A peculiarly good illustration of the qualified nature of human traits, in view of which we are wise to discard nouns in favor of adjectives for identifying purposes, is furnished by Trollope’s Lady Carbury. She is hypocritical in her wire-pulling intrigues, but not a hypocrite, for her pretenses are not utterly hollow; her sincerity is about on the average level, and her industry much above it. She is sentimentally foolish in her maternal devotion to a son who has no possible claim on toleration, much less on a patient and sacrificing indulgence, but not a fool, for her cleverness is indisputable. She is as tyrannic to her daughter as lenient to her son, but not a selfish egoist, for she refuses to take advantage of Mr. Broune’s offer of marriage, especially tempting to her harassed soul, on the altruistic grounds that she and her family would be more of a burden than a comfort to Mr. Broune. She is not a vulgar snob, but her respect for aristocratic connections is not always marked by refinement of method in her pursuit of them. Much of all this is unconsciously betrayed in the series of three letters to editors and critics, bespeaking their good offices for her new book, Criminal Queens. The epistles are tactfully adjusted to their respective recipients. To Mr. Broune, of The Morning Breakfast Table, she is intimately confiding and begs frankly for a lift, while pointing out the attractive features of her volume:[402]
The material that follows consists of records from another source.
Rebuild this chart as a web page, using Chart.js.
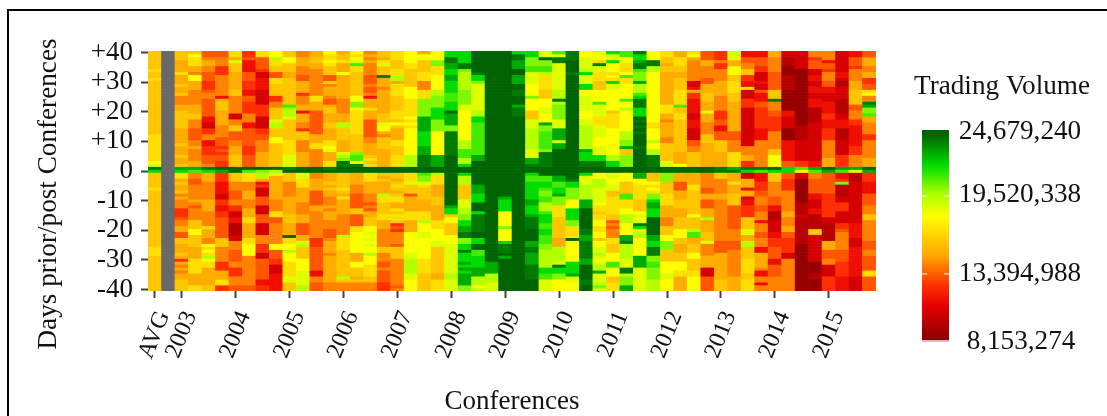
<!DOCTYPE html>
<html>
<head>
<meta charset="utf-8">
<title>Trading Volume</title>
<script src="https://cdn.jsdelivr.net/npm/chart.js@4/dist/chart.umd.min.js"></script>
<style>
  html, body { margin: 0; background: #fff; }
  canvas { display: block; }
</style>
</head>
<body>
<canvas id="heat" width="1107" height="416"></canvas>
<script>
// one label per column, empty ones get no tick
const conferences = ["AVG", "",
  "2003", "", "", "", "2004", "", "", "", "2005", "", "", "", "2006", "", "", "",
  "2007", "", "", "", "2008", "", "", "", "2009", "", "", "", "2010", "", "", "",
  "2011", "", "", "", "2012", "", "", "", "2013", "", "", "", "2014", "", "", "",
  "2015", "", "", ""];

const dayTicks = [40, 30, 20, 10, 0, -10, -20, -30, -40];
const legendVolumes = [24679240, 19520338, 13394988, 8153274];

// volume in millions for each letter
const levelLetters = "abcdefghijklmnopqrs";
const levelMillions = [8.5, 9.5, 10.3, 11.3, 12.4, 13.2, 14.1, 15, 15.9, 16.8, 17.9, 18.6, 19.4, 20.2, 21, 21.9, 22.9, 23.9, 24.5];

// one string per column, top row is day +40, bottom row is day -40, x = no data
const volumeByColumn = [
  "iiiiiijiij iiiiiiiiii iiiiiiiijj jjjjjjjklr p iiiiijiiii iiiiiiiiii iiiiijjjii iiiiiiiiii",
  "xxxxxxxxxx xxxxxxxxxx xxxxxxxxxx xxxxxxxxxx x xxxxxxxxxx xxxxxxxxxx xxxxxxxxxx xxxxxxxxxx",
  "iiihhhhjhh hihhiggghh iiiiiihhhh hihhhihhiq p jjhihhighg ggeeefgghh ffiihhhihe hghghhiiii",
  "ikjjjhhgkk hhhggggghh hiigggffff gghgggghhq o ggffgggggh gfggggiiik kiiiihhhhj jjjjhhhhjj",
  "ffghhggfff eeefggffff ffddcceegg ddeeefffgr p hhhggggggh hhhgggggjh hhggkjkjmk jjhhhhhhii",
  "ffgggeeegg gggggdhiii hhhhhggggf ffefeffees q eeeddddcce eddeefffff ffiiiggggg eeehhhjjee",
  "jjhliiihhh hhhiiggggg gccggiifff gghhhiiiis s iiigggfffg geeccddbbb bccgggffff ggeeegggff",
  "eefddddfff eeeddffeee egggddffff ffeeeffffs o jjjggghhhg gghhhjjhhh hhjjkkkkgg ggggggggff",
  "jjffffeccd dddcccccee eecccceeff gggghhhhhs n mmhdecccff fcccfffccc cgggeeeccf ffffffddee",
  "kkmjjiiffj jiiiieeggi iiilmmiiik kiiiiiiiis m lhhhhhhhhg gggjjffggg ggggkkfffe ecccdddddd",
  "iikkiiihhi iiiiiiiiom mmliiiiiii jjjjjllllr s iiiggggghh hhhhiiihhh hsjjkkmkkk jjjjjlliii",
  "gghhhgggff hhhheggghh dhhhggeiii gggghhhhhs s lljjjhhhhh gggghhhfff fhhlmiiiik kkklllllmm",
  "hhiihhgggg gggggjjhhh ffffffffhh hjjggggggs s gghhhhffff fhhggggggg ggeeefffff fffddggfff",
  "kjjkjiiiff ighhhgffhi ihhhiihhhh jjklhhhjjr s hhhihihhgg ghghhhgggf ffghhhhghh hhhhhhhggg",
  "hiijhhhkhh hhhhhhgggg ghhhmmiiii hhhhlmnrrs s iiiiijihjh hhhhgggggg gmjjjjiiii iiiiimiggg",
  "kjklojjiii iiiiikknnk jjjjjjjjii iiiinookrs s hhhhgggfff ffiiffffjj kkkkkkkhhh kkiiihiggg",
  "ghghggggff fgffgdhhhj hhhffffffg ghhhhijijs s jjjhhhhggg fgfhhiiikk lklklkkmkk kjjjjiiggg",
  "iihjliiirh hhghhhhhhh hiiilkkhgi iiihhhhhhs s ihihhhhmjj iiiijjhhhg gggggiiggg ffgffffeee",
  "jjjiiijjmm hjjjjiiiii jjjikihhhh jjiiijjjjs s iihijihijj hhjijjiefe ggggfiiiig ggggggggfg",
  "kkkkjjiiii iikkkkjjjj jjkjkjkkkk kkkkkmmmms s jjjliiifhh hhhjjjhhhh kkkkkkkllm mmmmllkkkk",
  "hkkiiiijjj gggjjjnnnn nnqqqqqppp ppqqqrrrrs s onnljiiiih hhhjjjmkkk llkkkkkkkj jjjjiiiiii",
  "kkknnjjjkk kkkmmnnnnp pppnnnnkkk kkkkkqqqqs s mjjjhhhhii ihhhhhjjjk kkklliiiii iiiihhjjjj",
  "pprrqqppqq ppppoooppp sqqqqnnrrr rrrrrsssss s ssssssssss sqppikkiii ikkkllllll llllmmllll",
  "pppprrnmmm mmmnnnnnll kkkkkkkkkk mmmooommps s pmmmiiiiil llmmnnppqq rrnnpprppp qpqpqqqqnn",
  "sssssssrpp nlllllllll mmppoooooo oooooqqsss s ssssqqqppp sssprrrrrr ssppssoopp ppqqqmmmkm",
  "ssssssssss ssssssssss ssssssssss ssssssssss s ssssssssss ssssssssss ssssssssss qqqqmmmlll",
  "ssssssssss ssssssssss ssssssssss ssssssssss s ssssssssqp pppkkkkknk kkkprrrsqs ssssssssss",
  "prrqqqssqq qssrrsssqr rrssssssss ssssssssss s ssssssssss ssssssssss ssssssssss ssssssssss",
  "ppnnnoolll lkkkknkkkk iiilllmmmm mmmlllqqrs s pooppppppq qpppqrrrrs sssqqrrqqq qrrrrrssss",
  "llsnnoomjj jjjiiikkkl lkkkqnnooo ooonrrrrrs s soopponnoo mmmopppoop pooonnmmmm mmppoollll",
  "olrrllllll lllmmmrmnn nnnlllqqqq lqqsssssss s sqqooppqnn njjjjiiiii iihhhmmmmm lrppnnkkkk",
  "rrrssssrss ssssssssss ssssssssss ssssssssss s ssrppnnnnk kkppppnnjj jjskkkkkkk ppppqllkkk",
  "kkllllmpll lppkklllll kkkllmmmmm mmmqppprrs s plllmmmmmq qqsssssssr rqqrrrrrrq qsssssrrss",
  "lkkjrlljjj iiikkkkoll lljjjllllk kklllpprrs s kkmmmlllll kjjijjkkjj kkikkllmlk lmmqlllmnl",
  "pllpkkkjkj pllkkkkkkk ijjjjjkkkk kkkkkmmpps s llkklliijj jjjjiifgfg ggjjiiikkk ookkkiijjj",
  "ookkjjjkoj jkkkkkokkm kkkkkkkmmm nnqiinnnns s kkkiiiiooj jjkkmmmkkk kqqrmmmmml llrrmnnnqq",
  "rppqrronnn qmmmoprrrp ppsrsrsrss ssrsssssss s qqkkjjjjji iiiklklrpl mmkkkkkkqq qqllllllll",
  "kkkrrmmkkk kkkkkkkkkk kkkkjjkkkk mkkmmrrrrs s iiikjkjnnp qqpppsssss sqqpprrrnn oonnnnmmmm",
  "jjiihiihhh hhhhhhhhjj jhhghhhhhg giiiiiills s nnniiiijjj jhhhhgggii ikknnniiii kkkkllkkkk",
  "hhjjjiihhi iiijjjjjoi ijjiiiiiii iiiihhhhks s hhhfffhhhi iihhhiiiik kkiihhhiii kkkjjhhhhh",
  "jkhggggggg ccdheedddd dccdddcccc ffggiiiiis s hhhhjjiiii iiiikiiiim oohhiiikki iiijjkkkkk",
  "fffhhggggf fhhhiiihhh lhhhggggii ihhhhhhhhs s gggggffhhf ffhhhmhhhh iiilgggghh hhcccfffff",
  "eeegeegggg hhhhhggggg eeeffddfff iiiihhhhhr r iiggggghhg gggggggggg gggffffhhh hhhhhhiiii",
  "lllhhkkkii jjjjiiihhh hhhhhhhfff ggggjjjjjq r hhhjhhhiii iffffffffg gggfffgggg ggggghhhhh",
  "ddffggiiee ddjccceeec cccccccccc ccggghheer p cchhhdhhcd deeeeiiiil lhhmmiiiij jjjjiijjjj",
  "ddfffeeccc dccfdddffe eeeeeedddd gggggggggr o dddeeeffgg gffgggdggg ffgggddhhh hhgddggdgg",
  "hhgggggfff fffiiirggg ffeeeeeggg gggiikkkks p iiigggggff fddbbbcccc ddeeeffffd dffffggggg",
  "ccbbbaaabb bbbaaaaaaa ddccccaaaa dddddddffp p ffeeeegggg ggghhggghh ffeeeeeccg gggggggggg",
  "ccccccaaaa aaaaaaaaaa aaaaabbbbb ccccccceeo k ccaaaaaaaa bbbbcbbbbb bbbbaaaaaa aaaaaaaaaa",
  "ggefffccdd ccddccdddb bbbbcccccc cccccccddq o ggfffffddc ccddbbbbbi iccccccccc aaaabbaaaa",
  "gggdffeggg ffddcccddd deedddeeee gggggghhhs q fffffffeee eeeeeccbbb bbbhhhfffg gcccceeeee",
  "cccccccddc bbccccbbbb bccdddbbbb ccccceeeeq o ddenbbbbcc eeecccceef ggggggffff eeeeeddddd",
  "ddfffegggg hhhiiiiiff gggeeddddd ddeeeggggq l bbbccccccc cccccccddd ddcccddddd dddddccccc",
  "ffhhhgghhe effjkggrqn nohhggggee gggggghhhs q eeeddddfff fgggiigggg gggfffggff fffjjfffff"
];

// colour ramp, position is share of the way down the colour bar
const rampPositions = [0, 0.02, 0.17, 0.3, 0.41, 0.6, 0.74, 0.84, 1];
const rampColors = ["#006400", "#006400", "#00dd00", "#a5ff00", "#ffff00", "#ffa500", "#ff3000", "#e60000", "#8b0000"];

const SERIF = '"Liberation Serif", "Times New Roman", serif';
const MAX_VOL = legendVolumes[0];
const MIN_VOL = legendVolumes[3];

function hexToRgb(hex) {
    return [1, 3, 5].map(i => parseInt(hex.slice(i, i + 2), 16));
}

function volumeColor(millions) {
    const t = (MAX_VOL - millions * 1e6) / (MAX_VOL - MIN_VOL);
    let i = 0;
    while (i < rampPositions.length - 2 && t > rampPositions[i + 1]) i++;
    const f = Math.min(1, Math.max(0, (t - rampPositions[i]) / (rampPositions[i + 1] - rampPositions[i])));
    const a = hexToRgb(rampColors[i]);
    const b = hexToRgb(rampColors[i + 1]);
    const c = a.map((v, k) => Math.round(v + (b[k] - v) * f));
    return `rgb(${c[0]},${c[1]},${c[2]})`;
}

const columns = volumeByColumn.map(s => s.replace(/ /g, ""));
columns.forEach((s, i) => {
    if (s.length !== 81) throw new Error("column " + i + " has " + s.length + " rows");
});

function cellColor(letter) {
    const idx = levelLetters.indexOf(letter);
    return idx < 0 ? "#696969" : volumeColor(levelMillions[idx]);
}

// one floating bar dataset per day, every column gets its own colour
const datasets = [];
for (let r = 0; r < 81; r++) {
    const day = 40 - r;
    datasets.push({
        data: conferences.map(() => [day - 0.5, day + 0.5]),
        backgroundColor: columns.map(s => cellColor(s[r])),
        borderWidth: 0,
        barPercentage: 1,
        categoryPercentage: 1,
        grouped: false,
    });
}

const frameAndLegend = {
    id: "frameAndLegend",
    afterDraw(chart) {
        const ctx = chart.ctx;
        ctx.save();

        // outer frame, only left and top are inside the picture
        ctx.fillStyle = "#000";
        ctx.fillRect(7, 9, 1100, 2);
        ctx.fillRect(7, 9, 2, 407);

        ctx.fillStyle = "#111";
        ctx.font = "27.2px " + SERIF;
        ctx.textAlign = "center";
        ctx.textBaseline = "middle";

        ctx.save();
        ctx.translate(49, 194);
        ctx.rotate(-Math.PI / 2);
        ctx.fillText("Days prior/post Conferences", 0, 0);
        ctx.restore();

        ctx.fillText("Trading Volume", 1002, 87);

        // colour bar
        const barX = 922, barW = 27, barTop = 130, barH = 210;
        const grad = ctx.createLinearGradient(0, barTop, 0, barTop + barH);
        rampPositions.forEach((p, i) => grad.addColorStop(p, rampColors[i]));
        ctx.fillStyle = grad;
        ctx.fillRect(barX, barTop, barW, barH);
        ctx.fillStyle = "#e8b4bc";
        ctx.fillRect(barX, barTop + barH, barW, 2);

        const labelY = [132, 195, 274, 342];
        ctx.textAlign = "center";
        legendVolumes.forEach((v, i) => {
            ctx.fillStyle = "#111";
            ctx.fillText(v.toLocaleString("en-US"), i === 3 ? 1021 : 1020, labelY[i]);
            if (i === 1 || i === 2) {
                const y = barTop + barH * (MAX_VOL - v) / (MAX_VOL - MIN_VOL);
                ctx.fillStyle = "#fff";
                ctx.fillRect(barX, y, 5, 1);
                ctx.fillRect(barX + barW - 5, y, 5, 1);
            }
        });
        ctx.restore();
    },
};

new Chart(document.getElementById("heat").getContext("2d"), {
    type: "bar",
    data: { labels: conferences, datasets },
    options: {
        responsive: false,
        devicePixelRatio: 1,
        animation: false,
        events: [],
        layout: { padding: { top: 51, right: 231, left: 0, bottom: 0 } },
        plugins: { legend: { display: false }, tooltip: { enabled: false }, title: { display: false } },
        scales: {
            x: {
                type: "category",
                stacked: false,
                afterBuildTicks(scale) {
                    scale.ticks = scale.ticks.filter(t => conferences[t.value] !== "");
                },
                afterFit(scale) { scale.height = 125; },
                grid: { drawOnChartArea: false, drawTicks: true, tickLength: 7, tickWidth: 2, tickColor: "#444", offset: false },
                border: { display: false },
                ticks: {
                    autoSkip: false,
                    maxRotation: 68,
                    minRotation: 68,
                    padding: 9,
                    labelOffset: 9,
                    color: "#111",
                    font: { family: SERIF, size: 24 },
                },
                title: { display: true, text: "Conferences", color: "#111", font: { family: SERIF, size: 27 }, padding: { top: 0, bottom: -2 } },
            },
            y: {
                type: "linear",
                min: -40.5,
                max: 40.5,
                afterBuildTicks(scale) {
                    scale.ticks = dayTicks.map(value => ({ value }));
                },
                afterFit(scale) { scale.width = 148; },
                grid: { drawOnChartArea: false, tickLength: 7, tickWidth: 2, tickColor: "#444" },
                border: { display: false },
                ticks: {
                    autoSkip: false,
                    padding: 8,
                    color: "#111",
                    font: { family: SERIF, size: 27 },
                    callback: v => (v > 0 ? "+" + v : String(v)),
                },
            },
        },
    },
    plugins: [frameAndLegend],
});
</script>
</body>
</html>
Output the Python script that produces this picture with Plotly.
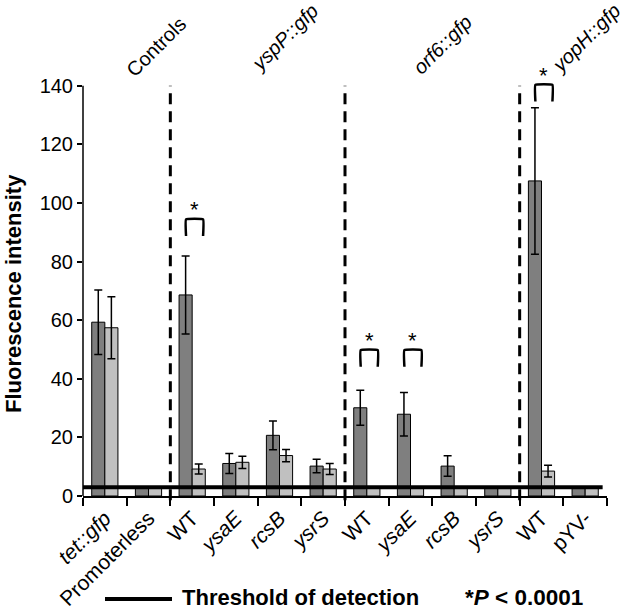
import plotly.graph_objects as go

# ---------------- data ----------------
strains = ["<i>tet::gfp</i>", "Promoterless", "WT", "<i>ysaE</i>", "<i>rcsB</i>", "<i>ysrS</i>",
           "WT", "<i>ysaE</i>", "<i>rcsB</i>", "<i>ysrS</i>", "WT", "pYV-"]
dark_vals = [59.3, 3, 68.6, 11.1, 20.7, 10.2, 30.1, 27.9, 10.2, 3, 107.5, 3]
dark_err = [11.0, None, 13.3, 3.4, 4.9, 2.3, 6.0, 7.4, 3.5, None, 25.0, None]
light_vals = [57.4, 3, 9.2, 11.5, 13.8, 9.2, 3, 3, 3, 3, 8.5, 3]
light_err = [10.6, None, 1.7, 2.1, 2.1, 1.9, None, None, None, None, 2.0, None]
THRESHOLD = 3
groups = ["Controls", "<i>yspP::gfp</i>", "<i>orf6::gfp</i>", "<i>yopH::gfp</i>"]
group_bounds = [1.5, 5.5, 9.5]
sig_cats = [2, 6, 7, 10]
sig_tops = [94.4, 49.8, 49.8, 140.3]
y_ticks = [0, 20, 40, 60, 80, 100, 120, 140]

YMAX = 145
N = len(strains)
W, H = 628, 614
ML, MR, MT, MB = 83, 21, 71, 118
PW, PH = W - ML - MR, H - MT - MB

FONT = "Liberation Sans, Arial, sans-serif"
xs = list(range(N))

fig = go.Figure()
fig.add_trace(go.Bar(
    x=xs, y=dark_vals, marker=dict(color="#7f7f7f", line=dict(color="black", width=1)),
    error_y=dict(type="data", array=dark_err, color="black", thickness=1.5, width=4),
    showlegend=False))
fig.add_trace(go.Bar(
    x=xs, y=light_vals, marker=dict(color="#c0c0c0", line=dict(color="black", width=1)),
    error_y=dict(type="data", array=light_err, color="black", thickness=1.5, width=4),
    showlegend=False))

# significance brackets on an overlaying linear axis
for c, top in zip(sig_cats, sig_tops):
    fig.add_trace(go.Scatter(
        x=[c - 0.14, c - 0.14, c + 0.25, c + 0.25],
        y=[top - 5.7, top, top, top - 5.7],
        mode="lines", line=dict(color="black", width=2.5, shape="spline", smoothing=0.3),
        xaxis="x2", yaxis="y", showlegend=False, hoverinfo="skip", cliponaxis=False))

shapes = []
# threshold line
shapes.append(dict(type="line", xref="paper", yref="paper", x0=0, x1=(11.4 + 0.5) / N,
                   y0=THRESHOLD / YMAX, y1=THRESHOLD / YMAX, line=dict(color="black", width=4)))
# group separators
for b in group_bounds:
    xp = (b + 0.5) / N
    shapes.append(dict(type="line", xref="paper", yref="paper", x0=xp, x1=xp,
                       y0=-0.01, y1=140 / YMAX, line=dict(color="black", width=3, dash="11px,7px")))
# y axis line (0..140)
shapes.append(dict(type="line", xref="paper", yref="paper", x0=0, x1=0, y0=0, y1=140 / YMAX,
                   line=dict(color="black", width=1.5)))
# legend line
shapes.append(dict(type="line", xref="paper", yref="paper",
                   x0=(105 - ML) / PW, x1=(172 - ML) / PW,
                   y0=(MT + PH - 599) / PH, y1=(MT + PH - 599) / PH,
                   line=dict(color="black", width=4)))

def px2paper(px, py):
    return (px - ML) / PW, (MT + PH - py) / PH

annotations = []
for c, top in zip(sig_cats, sig_tops):
    annotations.append(dict(x=c + 0.055, y=top + 3.2, xref="x2", yref="y", text="*",
                            showarrow=False, font=dict(family=FONT, size=22, color="black"),
                            xanchor="center", yanchor="middle"))
group_pos = [(156, 47), (284, 38), (442, 45), (586, 38)]
for g, (px, py) in zip(groups, group_pos):
    x, y = px2paper(px, py)
    annotations.append(dict(x=x, y=y, xref="paper", yref="paper", text=g, textangle=-45,
                            showarrow=False, font=dict(family=FONT, size=20, color="black"),
                            xanchor="center", yanchor="middle"))
x, y = px2paper(13, 294)
annotations.append(dict(x=x, y=y, xref="paper", yref="paper", text="<b>Fluorescence intensity</b>",
                        textangle=-90, showarrow=False,
                        font=dict(family=FONT, size=22, color="black"),
                        xanchor="center", yanchor="middle"))
x, y = px2paper(180, 597)
annotations.append(dict(x=x, y=y, xref="paper", yref="paper", text="<b>Threshold of detection</b>",
                        showarrow=False, font=dict(family=FONT, size=22, color="black"),
                        xanchor="left", yanchor="middle"))
x, y = px2paper(585, 597)
annotations.append(dict(x=x, y=y, xref="paper", yref="paper", text="<b>*<i>P</i> &lt; 0.0001</b>",
                        showarrow=False, font=dict(family=FONT, size=22.5, color="black"),
                        xanchor="right", yanchor="middle"))

fig.update_layout(
    template="none",
    width=W, height=H, margin=dict(l=ML, r=MR, t=MT, b=MB, autoexpand=False),
    paper_bgcolor="white", plot_bgcolor="white",
    barmode="group", bargap=0.4, bargroupgap=0,
    font=dict(family=FONT, color="black"),
    xaxis=dict(type="category", tickmode="array", tickvals=xs, ticktext=strains,
               tickangle=-45, tickfont=dict(size=21, family=FONT, color="black"),
               showline=True, linecolor="black", linewidth=1.5,
               ticks="outside", ticklen=8, tickwidth=1.5, tickcolor="black",
               tickson="boundaries", showgrid=False, zeroline=False, automargin=False,
               range=[-0.5, N - 0.5]),
    xaxis2=dict(overlaying="x", range=[-0.5, N - 0.5], visible=False),
    yaxis=dict(range=[0, YMAX], tickmode="array", tickvals=y_ticks,
               tickfont=dict(size=20, family=FONT, color="black"),
               showline=False, ticks="outside", ticklen=5, tickwidth=1.5, tickcolor="black",
               showgrid=False, zeroline=False, automargin=False),
    shapes=shapes, annotations=annotations,
)

fig.write_html("out.html", config={"displayModeBar": False},
               post_script="document.body.style.margin='0';document.body.style.padding='0';")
“The sketch of Semiramis is at any rate spirited, though I had to twist it about a little to bring her in guilty. Cleopatra, of course, I have taken from Shakespeare: what a wench she was! I could not quite make Julia a queen; but it was impossible to pass over so piquant a character. * * * Marie Antoinette I have not quite acquitted. It would be uninteresting,—perhaps untrue. I have accused her lovingly, and have kissed when I have scourged. I trust the British public will not be angry because I do not whitewash Caroline, especially as I go along with them altogether in abusing her husband.”
To Mr. Booker, of The Literary Chronicle, she is gently menacing, reminding him that she has engaged to review his New Tale of a Tub for The Morning Breakfast Table;[403]
“Indeed, I am about it now, and am taking great pains with it. If there is anything you wish to have specially said as to your view of the Protestantism of the time, let me know. I should like you to say a word as to the accuracy of my historical details, which I know you can safely do.”
To Mr. Alf, of The Evening Pulpit, of whom she has reason to be afraid, her candor assumes a more impersonal and business-like air. She alludes to a recent caustic criticism in the Pulpit of some poor poetic wretch who well deserved it:
“I have no patience with the pretensions of would-be poets who contrive by toadying and underground influences to get their volumes placed on every drawing-room table. * * * Is it not singular how some men contrive to obtain the reputation of popular authorship without adding a word to the literature of their country worthy of note? It is accomplished by unflagging assiduity in the system of puffing. To puff and to get one’s self puffed have become different branches of a new profession. Alas, me! I wish I might find a class open in which lessons could be taken by such a poor tyro as myself.”